Steel prices are expected to rise further, “especially in the short term,” Wang Guoqing, Lange Steel Information Research Center’s research director, said.
This is unlike the price drops seen in other commodity markets, especially after the United States unveiled plans to impose tariffs on an additional $200 billion worth of Chinese goods.
While prices for copper and zinc on the London Metal Exchange tumbled to almost their lowest in a year, and those for crude oil and chemicals had also declined in China’s domestic market, “steel prices have remained robust, driven mainly by domestic pollution-control policies,” Wang said.
But a segment of the market does not expect significant growth in the longer term for steel prices because downstream demand remains low.
Sellers of Chinese steel products have been more willing to export over the past two weeks, not just because of the depreciation of the yuan against the US dollar, “but also because they receive fewer domestic orders these days,” a Beijing-based trader said.
Profit margins for domestic downstream buyers in China have also thinned due to surging prices for raw materials over the past two years, which forces them to place orders for steel only when necessary, he added.
Other market participants believe that Tangshan’s production cuts will not affect the market as greatly as other measures such as the central government’s supply-side reforms and crackdown on substandard steel production.
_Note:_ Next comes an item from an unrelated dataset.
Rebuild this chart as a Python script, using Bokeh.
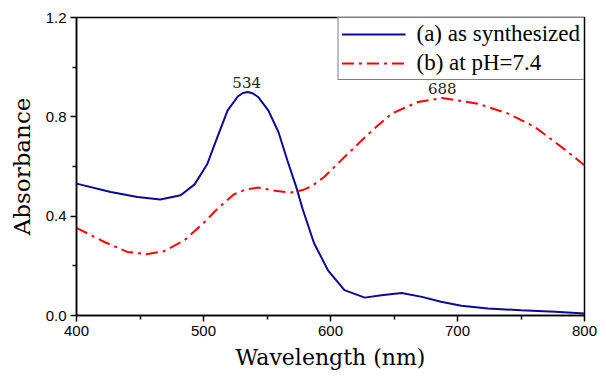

This is because Tangshan’s main focus is on cutting air pollution rather than steel output.
A trader in Malaysia agreed, saying it was confident that China’s steel prices would not surge in the long term.
“China’s output restriction is not news to global traders,” he said. “We were jittery the first time we heard about that, but later we saw the price fluctuations were in a narrow range.”
While he agrees that the drop in output will likely trigger some price growth, he does not think Chinese mills will keep raising prices to overseas buyers given that domestic demand remains weak.
An export trader in east China concurred, saying: “Overseas buyers will import from alternative suppliers if China’s prices increase sharply, like they did in the first half of the year.”
Metal Bulletin’s fob China Rebar Index rose $2.75 per tonne to $554 per tonne on Wednesday while the fob China HRC index gained $2.78 per tonne to $580 per tonne.
Steelmakers outside of China are offering their products at competitive prices, which will likely limit any uptick in the international market.
Export prices for hot-rolled coil from the Commonwealth of Independent States were at $560-575 per tonne fob Black Sea on Monday, lower than China’s prices.
Qatari rebar was offered at $555 per tonne cfr to Hong Kong, around $10 per tonne lower than export prices for the Chinese long product.